Governor Jerry Brown jetted off to China on Friday to deliver the Under2 Coalition keynote speech in an effort further raise taxes to fight climate change — even as Repeal The Gas Tax professional petitioners began to hit California shopping centers statewide.
Breitbart News reported that on May 31, Gov. Brown called President Trump’s announcement that the United States was withdrawing from the Paris Climate Accords an “insane,” move and referred to President Donald Trump as exhibiting “deviant behavior.”
But just hours later, five members of Brown’s Democrat-controlled Assembly yanked their support for AB 378. The bill would have extended for another 10 years, until 2030, the state’s cap-and-trade legislation that requires manufacturers, transporters, energy and utility companies to buy high-priced carbon credits to continue or expand operations.
Some of the legislature’s Democrats’ new concerns for not harming middle class consumer sending seems closely tied to Republican Assemblyman Travis Allen (Huntington Beach) deploying paid professional petition gathers for his Repeal The Gas Tax initiative, filed on May 4 for the November 2018 ballot.

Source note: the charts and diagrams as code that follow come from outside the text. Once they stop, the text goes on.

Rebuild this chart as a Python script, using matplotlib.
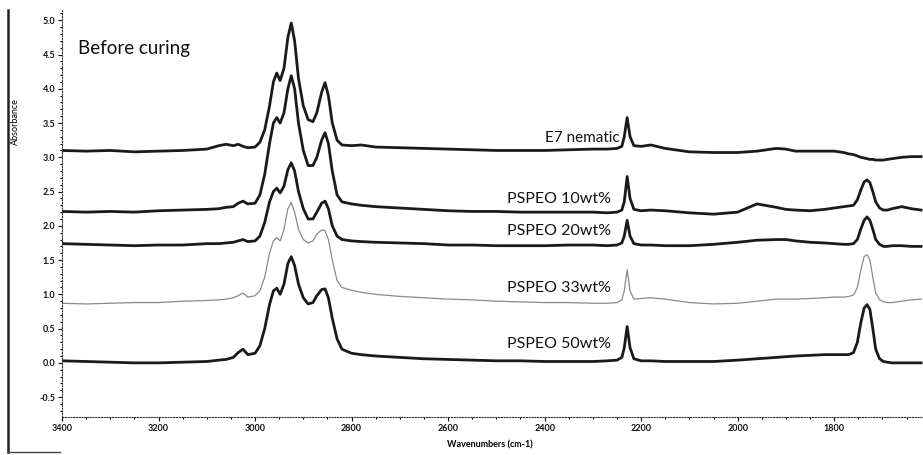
import matplotlib
matplotlib.use("Agg")
import matplotlib.pyplot as plt
from matplotlib.lines import Line2D
from matplotlib.ticker import MultipleLocator

wavenumbers = [3400, 3350, 3300, 3250, 3200, 3150, 3100, 3075, 3060, 3045, 3035, 3025, 3015,
               3000, 2990, 2980, 2970, 2962, 2955, 2948, 2940, 2932, 2925, 2918, 2910, 2900,
               2890, 2880, 2872, 2862, 2855, 2848, 2840, 2830, 2820, 2800, 2780, 2750, 2700,
               2650, 2600, 2550, 2500, 2450, 2400, 2350, 2300, 2270, 2250, 2240, 2235, 2229,
               2223, 2215, 2200, 2180, 2150, 2100, 2050, 2000, 1960, 1920, 1900, 1880, 1850,
               1820, 1800, 1780, 1770, 1760, 1752, 1745, 1738, 1732, 1726, 1720, 1714, 1706,
               1698, 1690, 1680, 1660, 1640, 1620]

e7_nematic = [3.10, 3.09, 3.10, 3.08, 3.09, 3.10, 3.12, 3.17, 3.19, 3.17, 3.19, 3.16, 3.14,
              3.15, 3.22, 3.40, 3.75, 4.10, 4.23, 4.12, 4.30, 4.75, 4.96, 4.70, 4.15, 3.75,
              3.55, 3.52, 3.65, 3.95, 4.09, 3.90, 3.50, 3.25, 3.18, 3.17, 3.18, 3.15, 3.14,
              3.13, 3.12, 3.11, 3.10, 3.10, 3.10, 3.11, 3.12, 3.12, 3.13, 3.16, 3.30, 3.58,
              3.30, 3.17, 3.16, 3.18, 3.13, 3.08, 3.07, 3.07, 3.09, 3.13, 3.12, 3.09, 3.09,
              3.09, 3.09, 3.07, 3.05, 3.04, 3.02, 3.00, 2.99, 2.98, 2.97, 2.97, 2.96, 2.96,
              2.96, 2.97, 2.98, 3.00, 3.01, 3.01]

pspeo_10 = [2.21, 2.20, 2.21, 2.20, 2.22, 2.23, 2.24, 2.25, 2.27, 2.28, 2.33, 2.36, 2.32,
            2.33, 2.45, 2.75, 3.20, 3.50, 3.58, 3.50, 3.65, 4.00, 4.19, 4.00, 3.50, 3.10,
            2.88, 2.88, 3.00, 3.25, 3.36, 3.20, 2.80, 2.45, 2.35, 2.32, 2.30, 2.28, 2.26,
            2.24, 2.22, 2.21, 2.21, 2.20, 2.20, 2.20, 2.20, 2.19, 2.20, 2.23, 2.35, 2.72,
            2.40, 2.24, 2.22, 2.23, 2.22, 2.19, 2.17, 2.20, 2.32, 2.27, 2.24, 2.23, 2.22,
            2.24, 2.26, 2.28, 2.29, 2.30, 2.38, 2.52, 2.64, 2.67, 2.63, 2.50, 2.35, 2.26,
            2.23, 2.23, 2.25, 2.28, 2.25, 2.23]

pspeo_20 = [1.74, 1.73, 1.72, 1.71, 1.72, 1.72, 1.74, 1.74, 1.75, 1.76, 1.78, 1.80, 1.77,
            1.78, 1.85, 2.05, 2.35, 2.50, 2.55, 2.48, 2.58, 2.82, 2.92, 2.80, 2.50, 2.25,
            2.10, 2.10, 2.20, 2.33, 2.36, 2.25, 2.00, 1.85, 1.80, 1.78, 1.77, 1.76, 1.75,
            1.74, 1.72, 1.72, 1.71, 1.71, 1.71, 1.72, 1.72, 1.71, 1.72, 1.75, 1.85, 2.08,
            1.85, 1.74, 1.72, 1.72, 1.71, 1.71, 1.73, 1.76, 1.79, 1.80, 1.80, 1.78, 1.76,
            1.75, 1.74, 1.73, 1.73, 1.74, 1.80, 1.95, 2.08, 2.13, 2.08, 1.95, 1.80, 1.73,
            1.70, 1.70, 1.71, 1.71, 1.70, 1.70]

pspeo_33 = [0.87, 0.86, 0.87, 0.88, 0.88, 0.90, 0.91, 0.92, 0.93, 0.95, 0.98, 1.02, 0.96,
            0.98, 1.05, 1.25, 1.60, 1.78, 1.83, 1.78, 1.95, 2.25, 2.34, 2.20, 1.95, 1.80,
            1.75, 1.78, 1.88, 1.94, 1.93, 1.80, 1.50, 1.20, 1.10, 1.06, 1.03, 1.00, 0.97,
            0.95, 0.93, 0.92, 0.90, 0.89, 0.88, 0.88, 0.87, 0.87, 0.88, 0.92, 1.05, 1.36,
            1.05, 0.93, 0.94, 0.95, 0.93, 0.88, 0.86, 0.87, 0.90, 0.93, 0.93, 0.93, 0.94,
            0.95, 0.96, 0.96, 0.97, 0.99, 1.10, 1.35, 1.55, 1.58, 1.50, 1.25, 1.02, 0.92,
            0.89, 0.88, 0.88, 0.90, 0.92, 0.93]

pspeo_50 = [0.03, 0.02, 0.01, 0.00, 0.00, 0.01, 0.02, 0.04, 0.05, 0.08, 0.15, 0.20, 0.12,
            0.14, 0.25, 0.50, 0.85, 1.05, 1.09, 1.00, 1.15, 1.45, 1.55, 1.42, 1.15, 0.95,
            0.86, 0.88, 0.98, 1.07, 1.08, 0.95, 0.65, 0.35, 0.20, 0.14, 0.12, 0.10, 0.08,
            0.06, 0.05, 0.04, 0.03, 0.03, 0.02, 0.02, 0.02, 0.03, 0.04, 0.08, 0.22, 0.53,
            0.22, 0.06, 0.03, 0.03, 0.02, 0.02, 0.02, 0.04, 0.06, 0.08, 0.09, 0.10, 0.11,
            0.12, 0.12, 0.12, 0.12, 0.15, 0.30, 0.58, 0.80, 0.85, 0.78, 0.50, 0.20, 0.06,
            0.02, 0.01, 0.00, 0.00, 0.00, 0.00]

series_labels = ["E7 nematic", "PSPEO 10wt%", "PSPEO 20wt%", "PSPEO 33wt%", "PSPEO 50wt%"]
series_values = [e7_nematic, pspeo_10, pspeo_20, pspeo_33, pspeo_50]
label_positions = [(2245, 3.28), (2262, 2.39), (2262, 1.93), (2262, 1.09), (2262, 0.28)]
xticks = [3400, 3200, 3000, 2800, 2600, 2400, 2200, 2000, 1800]
yticks = [-0.5, 0.0, 0.5, 1.0, 1.5, 2.0, 2.5, 3.0, 3.5, 4.0, 4.5, 5.0]
ytick_labels = ["-0.5", "0.0", "0.5", "1.0", "1.5", "2.0", "2.5", "3.0", "3.5", "4.0", "4.5", "5.0"]

plt.rcParams['font.family'] = ['Lato', 'DejaVu Sans']

fig = plt.figure(figsize=(9.23, 4.55), dpi=100)
ax = fig.add_axes([62 / 923, 1 - 417 / 455, 1 - 62 / 923, (417 - 10) / 455])

styles = [dict(color='#1a1a1a', lw=2.0), dict(color='#1a1a1a', lw=2.0),
          dict(color='#1a1a1a', lw=2.0), dict(color='#8a8a8a', lw=0.9),
          dict(color='#1a1a1a', lw=2.0)]
for vals, st in zip(series_values, styles):
    ax.plot(wavenumbers, vals, solid_joinstyle='round', **st)

for lab, (xp, yp) in zip(series_labels, label_positions):
    ax.text(xp, yp, lab, fontsize=11.5 if lab.startswith("PSPEO") else 11,
            ha='right', va='center', color='#111111')

ax.text((78 - 62) / (923 - 62), 0.905, "Before curing",
        transform=ax.transAxes, fontsize=13.5, ha='left', va='center', color='#111111')

ax.set_xlim(3400, 1616)
ax.set_ylim(-0.79, 5.15)
ax.set_xticks(xticks)
ax.set_xticklabels([str(t) for t in xticks])
ax.set_yticks(yticks)
ax.set_yticklabels(ytick_labels)
ax.yaxis.set_minor_locator(MultipleLocator(0.1))
ax.xaxis.set_minor_locator(MultipleLocator(50))

for s in ['top', 'right']:
    ax.spines[s].set_visible(False)
for s in ['left', 'bottom']:
    ax.spines[s].set_linestyle((0, (1, 1.5)))
    ax.spines[s].set_linewidth(0.8)
    ax.spines[s].set_color('#333333')

ax.tick_params(axis='both', which='major', labelsize=6.5, length=3, width=0.8,
               direction='out', pad=2, colors='#111111')
ax.tick_params(axis='both', which='minor', length=1.5, width=0.8, direction='out')
for lbl in ax.get_xticklabels() + ax.get_yticklabels():
    lbl.set_fontweight('bold')

fig.text(490 / 923, 1 - 445 / 455, "Wavenumbers (cm-1)", fontsize=6.5, fontweight='bold',
         ha='center', va='center')
fig.text(15 / 923, 1 - 122 / 455, "Absorbance", fontsize=6.5, rotation=90,
         ha='center', va='center')

fig.add_artist(Line2D([8 / 923, 8 / 923], [1 - 452 / 455, 1 - 10 / 455],
                      transform=fig.transFigure, color='#222222', lw=1.8))
fig.add_artist(Line2D([8 / 923, 60 / 923], [1 - 452 / 455, 1 - 452 / 455],
                      transform=fig.transFigure, color='#444444', lw=1.0))

fig.savefig("out.png", dpi=100)
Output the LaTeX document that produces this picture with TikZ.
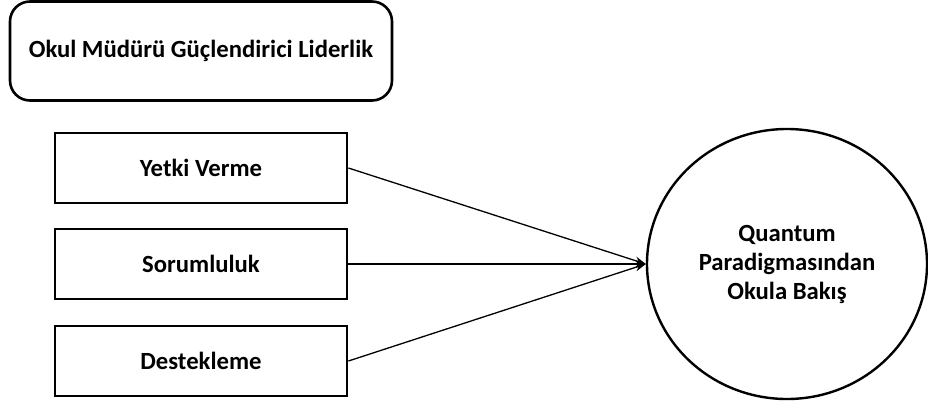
\documentclass[tikz,border=0pt]{standalone}
\usepackage{fontspec}
\setmainfont{Carlito}
\usetikzlibrary{shapes.geometric,arrows.meta}
\begin{document}
\begin{tikzpicture}[x=1pt,y=-1pt,
  lbl/.style={font=\fontsize{24.7}{29}\selectfont\bfseries, text=black},
  titlebox/.style={draw, line width=2.6pt, rounded corners=20pt, minimum width=382pt, minimum height=99pt, lbl},
  itembox/.style={draw, line width=2.8pt, minimum width=292pt, minimum height=70pt, lbl},
  target/.style={draw, ellipse, line width=2.4pt, minimum width=280pt, minimum height=270pt, align=center, lbl},
  conn/.style={line width=1.3pt, -{Stealth[length=11pt,width=8pt]}}
]
\useasboundingbox (0,0) rectangle (928,410);
\node[titlebox] (t) at (201,51) {Okul Müdürü Güçlendirici Liderlik};
\node[itembox] (a) at (201,168) {Yetki Verme};
\node[itembox] (b) at (201,264) {Sorumluluk};
\node[itembox] (c) at (201,361) {Destekleme};
\node[target] (q) at (787,264) {Quantum\\Paradigmasından\\Okula Bakış};
\draw[conn] (a.east) -- (q.west);
\draw[conn] (b.east) -- (q.west);
\draw[conn] (c.east) -- (q.west);
\end{tikzpicture}
\end{document}
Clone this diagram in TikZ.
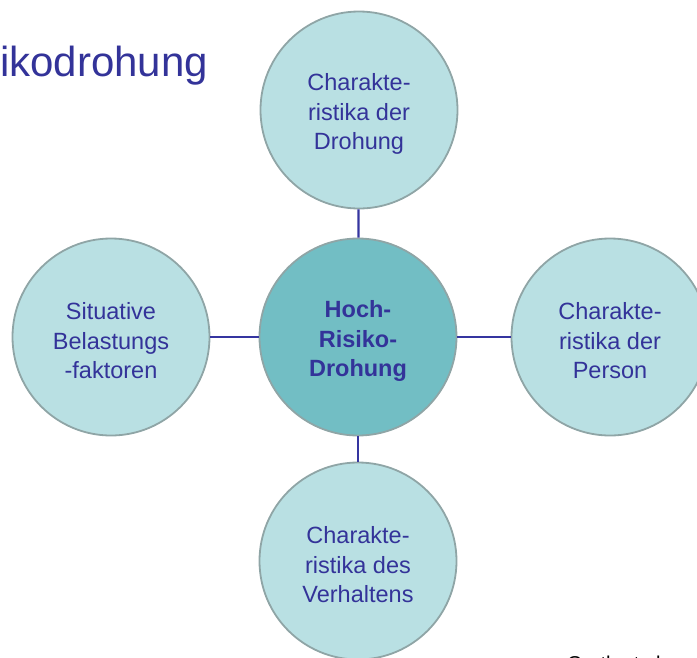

On April 28, Gov. Brown rammed SB 1 (Fix Our Roads) through the legislature with the support of a coalition of labor unions, local governments and road builders. The $5.2 billion annual tax increase passed on an almost strictly partisan basis, with just one Republican supporting (Ayes 54, Noes 26).
Brown’s unpopular bill increases the gas tax by $0.12-per-gallon and assesses another $175 per vehicle on private vehicles. Diesel vehicles, which tend to be commercial, will be slammed with a $0.20-per-gallon increase, plus about $0.12-per-gallon more in sales taxes.
Democrat governors regularly spiked California gas taxes and vehicle registration fees for decades. But 12 years ago, Democrat Gov. Gray Davis was recalled by voters after pushing the state legislature to pass a vehicle registration fee increase from $46 to $158.
The legislature cancelled that increase, and Democrats avoided similar increases for years. The California Assembly did consider spiking gasoline taxes last year, but the issue was dropped after polls showed 63 percent of voters opposed any increase.
Brown is now in the last two years of his fourth and final term as California Governor. Although he has made climate change his most important issue, only Democrat and Latino voters tend to express similar concerns in the 70 percent range. By contrast, only 50 percent of African Americans, 52 percent of Asian Americans and 49 percent of are concerned, according to the Public Policy Institute of California. Those numbers drop significantly for all political ad ethnic categories if they must pay higher taxes to fight climate change.